Another variant for those who don't like the monster challenge: Create your own stomp tokens and when American cities are all stomped out, the winner is the one with the most health. During the game monsters can attack each other for 3 rounds.

Another variant for those who think the military should all be on the same side: Really good for 5+ players - one player controls all the military units, places two units per monster turn or picks cards, and attacks monsters. Attacker rolls first. Winner is monster with most health or the military wins if all monsters are sent to zoo. You can play that monster is not eliminated until they are sent to zoo a second time.

A monster challenge variant (3+ players): Seed the monsters based on health and have a tournament. This way the monster who used the last stomp marker doesn't always have to beat the other monsters. I find this makes the last part quicker when you have 4 players.
3 player: 2(rolls first) vs 3; winner to play #1(rolls first)
4 player: 1(rolls first) vs 4; 2(rolls first) vs 3. Winners play with higher original health rolling first. You could also switch the final to the monster with the highest health at the time of the final challenge rolling first.
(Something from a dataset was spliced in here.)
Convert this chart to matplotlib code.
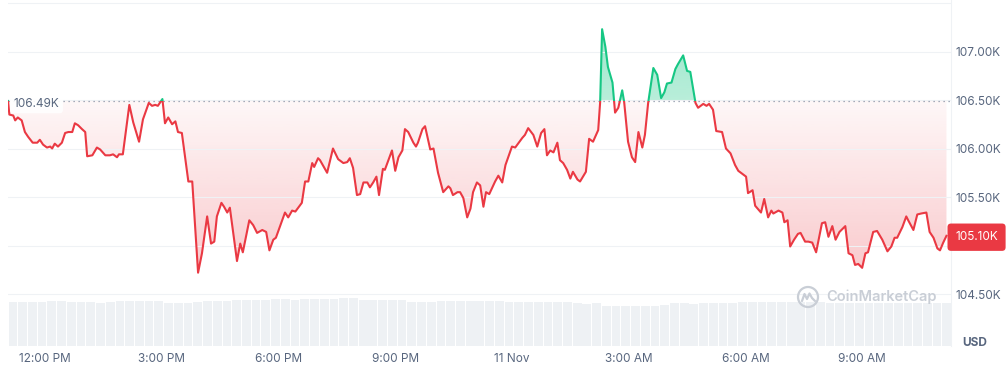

My biggest rule in the game I don't like is the monster who uses the last stomp marker both triggers and starts the challenge. Sometimes the person (a rookie) has no idea they triggered the next phase of the game. Others who do have an advantage here that may not be available to another simply because of turn order. I've also seen it backfire, where no one wants to start the challenge in the hopes they get a bye to a later round, and everyone makes dead moves (not attacking or stomping on a city, infamy or mutation site).

I find these variants may keep the game interesting and may improve your rating of the game.